Abstract The study investigates the impact of the credit crunch and shadow economy on economic growth in the Libyan banking sector using an autoregressive distributed lag (ARDL) approach for hypotheses testing. The proxy for economic growth is GDP in current price growth; the annual negative change of ratio for total credit in a commercial bank to GDP in current value is the indicator for credit crunch; and complete economic transactions or activities outside of conventional banking system as a ratio to GDP as a proxy for shadow economy. We transform the dataset into log-linear before data analysis for standardisation and consistency.

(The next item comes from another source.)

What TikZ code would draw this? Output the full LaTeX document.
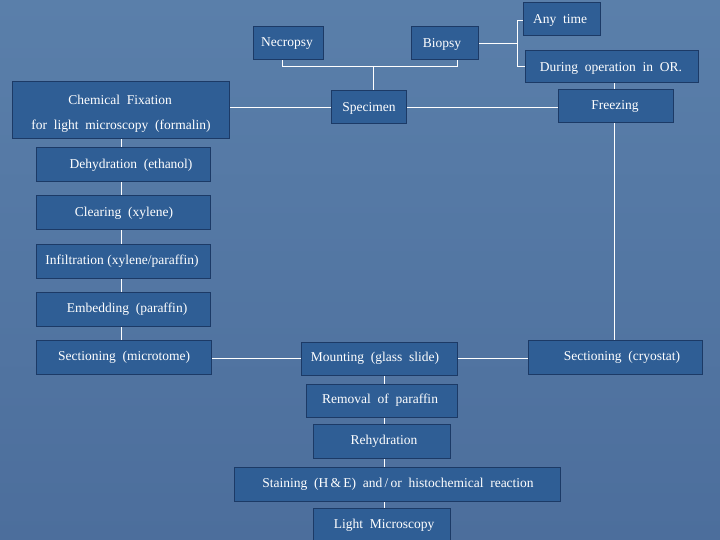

The empirical evidence from this study shows the existence of a credit crunch and shadow economy in the banking sector in Libya. Results from ARDL analysis reveal that there is a profound impact of the credit crunch and shadow economy on economic growth. We also find that the shadow economy is thriving in the existence of a credit crunch despite the effort by the government to increase the money supply M2 in the banking sector. The liquidity problem caused by the credit crunch in the banking sector is significantly related to the shadow economy. Though the shadow economy contributes to economic growth without government intervention, it can deprive the money supply and the people's trust in the banking sector. Keywords: Credit Crunch, Shadow Economy, Economic Growth, Autoregressive Distributed Lag (ARDL), Libya.